La décroissance, avec son lot de faillites et de chômeurs, ne pourra être acceptée que si elle est accompagnée par ce qui pourrait être un revenu minimun universel permettant à tout un chacun d’avoir des conditions de vie acceptable.

En conclusion

Pour donner corps à ces quelques pistes de réflexion ébauchées, pour conclure je dirais que nous devons paniquer, c’est-à-dire réagir d’urgence, nous indigner, commencer la lutte sans délai, changer notre façon d’être et notre rapport au monde. Il nous faut respecter la vie dans sa globalité comme le préconisait déjà Albert Schweitzer en prenant conscience que l’homme ne peut vivre seul sur notre planète. Des citoyens partout se lèvent pour que l’éveil de nos consciences s’étende :

Greta Thunberg, courageuse militante écologique suédoise de 17 ans, est la représentante de  cette jeunesse qui se soulève pour réclamer à juste titre  des comptes et pour demander qu’on agisse sans tarder. Elle a su faire face aux ricanements d’une partie de «l’intelligentsia» et obtenu le soutien de J.M.G. Le Clézio.

Cyril Dion a lancé tout récemment un appel pour sauver la convention citoyenne sur le climat et obtenu un soutien massif , ce qui est plutôt encourageant.

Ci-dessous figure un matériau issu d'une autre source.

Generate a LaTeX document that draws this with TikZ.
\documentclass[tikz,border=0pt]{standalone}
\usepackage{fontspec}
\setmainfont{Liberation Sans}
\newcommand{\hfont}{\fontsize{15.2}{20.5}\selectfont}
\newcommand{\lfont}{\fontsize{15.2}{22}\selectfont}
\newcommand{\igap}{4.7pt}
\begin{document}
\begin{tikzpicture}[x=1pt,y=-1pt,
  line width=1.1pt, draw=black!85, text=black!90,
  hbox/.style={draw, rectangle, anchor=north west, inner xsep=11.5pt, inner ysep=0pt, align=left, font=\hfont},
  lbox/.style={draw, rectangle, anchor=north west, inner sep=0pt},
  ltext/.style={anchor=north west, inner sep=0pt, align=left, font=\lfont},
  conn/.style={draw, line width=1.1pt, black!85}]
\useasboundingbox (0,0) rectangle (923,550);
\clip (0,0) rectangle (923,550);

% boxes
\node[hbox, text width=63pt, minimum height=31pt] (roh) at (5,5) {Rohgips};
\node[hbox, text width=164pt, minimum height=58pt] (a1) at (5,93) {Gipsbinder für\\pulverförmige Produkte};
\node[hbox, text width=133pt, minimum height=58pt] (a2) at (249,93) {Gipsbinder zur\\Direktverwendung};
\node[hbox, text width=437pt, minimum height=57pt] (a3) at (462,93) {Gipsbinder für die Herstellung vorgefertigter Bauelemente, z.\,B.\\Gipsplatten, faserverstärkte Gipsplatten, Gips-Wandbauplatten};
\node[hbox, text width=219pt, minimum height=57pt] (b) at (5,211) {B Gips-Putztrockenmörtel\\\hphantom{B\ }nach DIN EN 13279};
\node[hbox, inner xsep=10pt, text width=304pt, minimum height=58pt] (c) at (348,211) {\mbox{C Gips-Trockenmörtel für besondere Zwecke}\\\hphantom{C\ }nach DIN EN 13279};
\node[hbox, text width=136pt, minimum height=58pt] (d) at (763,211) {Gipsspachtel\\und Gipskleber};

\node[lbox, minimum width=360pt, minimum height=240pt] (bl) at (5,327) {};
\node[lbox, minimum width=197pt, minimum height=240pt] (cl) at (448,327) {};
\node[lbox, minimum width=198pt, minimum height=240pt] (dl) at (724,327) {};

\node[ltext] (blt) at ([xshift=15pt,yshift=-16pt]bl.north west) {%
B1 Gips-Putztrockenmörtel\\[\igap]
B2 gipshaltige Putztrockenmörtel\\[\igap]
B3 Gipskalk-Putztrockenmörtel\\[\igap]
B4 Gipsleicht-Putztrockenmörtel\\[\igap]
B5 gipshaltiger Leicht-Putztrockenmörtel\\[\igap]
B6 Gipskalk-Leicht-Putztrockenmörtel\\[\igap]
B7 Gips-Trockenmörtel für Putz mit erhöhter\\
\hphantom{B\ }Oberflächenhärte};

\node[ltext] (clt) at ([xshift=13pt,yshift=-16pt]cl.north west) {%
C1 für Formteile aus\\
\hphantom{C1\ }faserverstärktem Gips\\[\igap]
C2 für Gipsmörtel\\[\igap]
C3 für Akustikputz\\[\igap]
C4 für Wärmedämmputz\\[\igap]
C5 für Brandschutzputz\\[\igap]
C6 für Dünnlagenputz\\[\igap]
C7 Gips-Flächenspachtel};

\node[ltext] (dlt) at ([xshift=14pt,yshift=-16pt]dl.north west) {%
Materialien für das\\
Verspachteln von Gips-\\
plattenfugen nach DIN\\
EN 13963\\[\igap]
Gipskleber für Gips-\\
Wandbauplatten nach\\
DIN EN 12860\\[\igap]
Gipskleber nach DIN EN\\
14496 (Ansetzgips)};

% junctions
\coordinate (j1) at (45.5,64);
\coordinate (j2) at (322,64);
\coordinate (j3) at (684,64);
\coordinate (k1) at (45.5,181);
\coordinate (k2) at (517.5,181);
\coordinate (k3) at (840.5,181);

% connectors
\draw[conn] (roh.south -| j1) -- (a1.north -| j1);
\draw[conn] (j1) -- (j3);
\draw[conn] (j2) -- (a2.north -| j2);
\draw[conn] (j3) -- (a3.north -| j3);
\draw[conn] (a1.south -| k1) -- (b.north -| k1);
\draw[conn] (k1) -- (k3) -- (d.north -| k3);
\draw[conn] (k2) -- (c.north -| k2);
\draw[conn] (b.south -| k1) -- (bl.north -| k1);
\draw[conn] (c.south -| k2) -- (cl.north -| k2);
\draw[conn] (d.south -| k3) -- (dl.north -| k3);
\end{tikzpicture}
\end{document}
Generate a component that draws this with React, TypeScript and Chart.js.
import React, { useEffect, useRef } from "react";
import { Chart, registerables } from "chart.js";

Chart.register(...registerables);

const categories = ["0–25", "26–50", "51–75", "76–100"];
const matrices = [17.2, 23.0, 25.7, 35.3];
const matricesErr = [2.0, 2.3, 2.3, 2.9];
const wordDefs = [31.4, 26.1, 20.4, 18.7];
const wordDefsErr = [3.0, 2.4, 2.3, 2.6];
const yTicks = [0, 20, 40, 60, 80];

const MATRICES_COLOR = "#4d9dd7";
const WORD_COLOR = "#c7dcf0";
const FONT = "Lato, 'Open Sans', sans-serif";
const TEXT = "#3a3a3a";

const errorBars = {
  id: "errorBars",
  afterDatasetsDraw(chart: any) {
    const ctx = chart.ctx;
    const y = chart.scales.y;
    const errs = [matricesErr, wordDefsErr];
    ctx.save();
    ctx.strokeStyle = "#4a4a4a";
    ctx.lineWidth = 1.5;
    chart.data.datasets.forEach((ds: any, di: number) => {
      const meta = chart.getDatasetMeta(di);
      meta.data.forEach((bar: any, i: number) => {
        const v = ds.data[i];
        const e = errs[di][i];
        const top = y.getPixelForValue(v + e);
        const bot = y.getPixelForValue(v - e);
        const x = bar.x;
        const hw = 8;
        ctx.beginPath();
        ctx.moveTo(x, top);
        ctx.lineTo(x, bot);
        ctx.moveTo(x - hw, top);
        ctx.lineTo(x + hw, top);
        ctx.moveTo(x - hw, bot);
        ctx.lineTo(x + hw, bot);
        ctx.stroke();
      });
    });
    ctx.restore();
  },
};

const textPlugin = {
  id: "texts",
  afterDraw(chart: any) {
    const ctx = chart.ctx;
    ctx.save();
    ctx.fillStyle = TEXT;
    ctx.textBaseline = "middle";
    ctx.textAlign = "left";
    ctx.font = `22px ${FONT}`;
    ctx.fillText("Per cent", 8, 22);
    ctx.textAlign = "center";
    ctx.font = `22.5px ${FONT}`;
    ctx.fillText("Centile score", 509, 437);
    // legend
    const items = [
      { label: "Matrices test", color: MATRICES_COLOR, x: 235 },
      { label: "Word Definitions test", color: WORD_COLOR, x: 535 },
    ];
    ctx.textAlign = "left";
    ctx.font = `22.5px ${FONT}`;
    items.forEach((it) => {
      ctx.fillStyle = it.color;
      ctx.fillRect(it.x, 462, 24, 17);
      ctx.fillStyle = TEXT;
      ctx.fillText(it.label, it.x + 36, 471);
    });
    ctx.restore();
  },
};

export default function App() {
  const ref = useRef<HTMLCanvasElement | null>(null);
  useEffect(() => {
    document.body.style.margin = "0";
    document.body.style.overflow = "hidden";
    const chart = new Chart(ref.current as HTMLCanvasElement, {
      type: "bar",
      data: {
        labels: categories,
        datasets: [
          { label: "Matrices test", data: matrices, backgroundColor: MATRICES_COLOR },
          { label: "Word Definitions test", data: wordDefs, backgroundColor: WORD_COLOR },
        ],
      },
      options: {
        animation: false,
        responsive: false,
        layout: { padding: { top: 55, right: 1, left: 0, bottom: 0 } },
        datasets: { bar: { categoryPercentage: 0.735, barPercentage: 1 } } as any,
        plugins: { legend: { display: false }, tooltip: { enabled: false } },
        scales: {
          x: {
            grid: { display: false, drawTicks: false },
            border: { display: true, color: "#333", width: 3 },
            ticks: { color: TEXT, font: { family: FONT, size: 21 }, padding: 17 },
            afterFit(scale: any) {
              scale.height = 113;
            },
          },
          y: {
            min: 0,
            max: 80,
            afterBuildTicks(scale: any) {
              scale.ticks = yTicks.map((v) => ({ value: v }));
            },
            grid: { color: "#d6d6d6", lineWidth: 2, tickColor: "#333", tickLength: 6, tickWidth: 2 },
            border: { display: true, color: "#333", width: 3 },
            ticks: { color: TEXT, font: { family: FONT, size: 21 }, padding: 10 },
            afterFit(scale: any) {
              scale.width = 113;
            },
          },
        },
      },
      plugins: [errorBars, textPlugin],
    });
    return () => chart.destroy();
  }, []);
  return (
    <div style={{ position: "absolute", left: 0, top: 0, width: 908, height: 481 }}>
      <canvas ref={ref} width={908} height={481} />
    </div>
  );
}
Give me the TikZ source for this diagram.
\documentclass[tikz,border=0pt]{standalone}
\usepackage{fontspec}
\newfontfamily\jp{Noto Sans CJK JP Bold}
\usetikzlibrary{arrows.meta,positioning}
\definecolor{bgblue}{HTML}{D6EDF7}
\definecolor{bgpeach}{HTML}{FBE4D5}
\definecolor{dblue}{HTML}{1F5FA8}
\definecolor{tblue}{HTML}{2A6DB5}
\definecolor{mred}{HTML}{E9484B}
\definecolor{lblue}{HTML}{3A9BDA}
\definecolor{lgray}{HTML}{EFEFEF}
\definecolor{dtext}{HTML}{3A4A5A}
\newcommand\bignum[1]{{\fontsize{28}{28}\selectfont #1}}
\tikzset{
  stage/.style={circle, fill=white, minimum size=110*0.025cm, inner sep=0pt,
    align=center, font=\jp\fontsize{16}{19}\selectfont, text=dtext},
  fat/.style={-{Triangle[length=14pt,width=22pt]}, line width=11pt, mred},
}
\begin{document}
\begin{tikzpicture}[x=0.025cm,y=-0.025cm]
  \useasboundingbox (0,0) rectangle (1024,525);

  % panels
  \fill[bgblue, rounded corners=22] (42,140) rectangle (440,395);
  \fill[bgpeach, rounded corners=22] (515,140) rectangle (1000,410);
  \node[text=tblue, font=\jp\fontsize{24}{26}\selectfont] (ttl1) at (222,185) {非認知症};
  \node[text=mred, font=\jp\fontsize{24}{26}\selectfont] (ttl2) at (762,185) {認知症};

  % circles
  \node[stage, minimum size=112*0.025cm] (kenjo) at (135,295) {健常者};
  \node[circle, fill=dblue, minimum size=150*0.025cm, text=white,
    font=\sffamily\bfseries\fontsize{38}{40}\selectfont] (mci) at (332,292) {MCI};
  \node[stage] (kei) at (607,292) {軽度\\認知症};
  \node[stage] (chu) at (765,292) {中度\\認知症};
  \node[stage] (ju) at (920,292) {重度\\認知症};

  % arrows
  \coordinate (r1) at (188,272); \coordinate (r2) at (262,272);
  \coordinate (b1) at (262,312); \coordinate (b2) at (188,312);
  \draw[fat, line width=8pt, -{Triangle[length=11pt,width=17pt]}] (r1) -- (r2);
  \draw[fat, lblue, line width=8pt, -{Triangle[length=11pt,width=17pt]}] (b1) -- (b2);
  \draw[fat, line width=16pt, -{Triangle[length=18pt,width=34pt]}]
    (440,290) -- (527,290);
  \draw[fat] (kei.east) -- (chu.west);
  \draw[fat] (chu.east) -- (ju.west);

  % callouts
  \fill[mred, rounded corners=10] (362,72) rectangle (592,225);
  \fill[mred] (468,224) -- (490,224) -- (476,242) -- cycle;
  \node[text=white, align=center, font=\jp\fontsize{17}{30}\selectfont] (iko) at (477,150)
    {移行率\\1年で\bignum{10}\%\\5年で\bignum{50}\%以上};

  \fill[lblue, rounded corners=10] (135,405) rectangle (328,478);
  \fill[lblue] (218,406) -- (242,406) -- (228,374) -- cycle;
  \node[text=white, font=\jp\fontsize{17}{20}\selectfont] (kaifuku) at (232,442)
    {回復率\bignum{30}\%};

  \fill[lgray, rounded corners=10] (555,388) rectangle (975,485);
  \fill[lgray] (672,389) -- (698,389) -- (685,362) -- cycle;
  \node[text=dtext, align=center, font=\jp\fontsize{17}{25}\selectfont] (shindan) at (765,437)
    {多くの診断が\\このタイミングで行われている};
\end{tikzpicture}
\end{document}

Serge Audier qui milite pour un éco-républicanisme nous dit que «ceux qui croient plus ou moins explicitement que la question écologique n’est pas une question politique, mais qu’elle relève ultimement de tout autres considérations, — progrès technologique, ou encore nouvelle sagesse ou sensibilité —, se trompent. Loin de signer la fin du politique, la crise socio-écologique constitue un défi qui oblige à redonner sens à cette aventure sans fin que sont la lutte, la délibération et l’action en commun autour des affaires communes ».

Alors oui, nous Francs-Maçons avons une place à prendre dans l’élaboration de la cité écologique responsable et solidaire. Il faut écologiser la politique et politiser l’écologie.

Condorcet au 18éme siècle disait : «nos espérances sur l’état à venir de l’espèce humaine peuvent se réduire à ces 3 points 1) la destruction des inégalités entre les nations 2) les progrès de l’égalité dans un même peuple 3) le perfectionnement réel de l’homme» Ces paroles restent d’actualité et doivent accompagner notre réflexion écologique.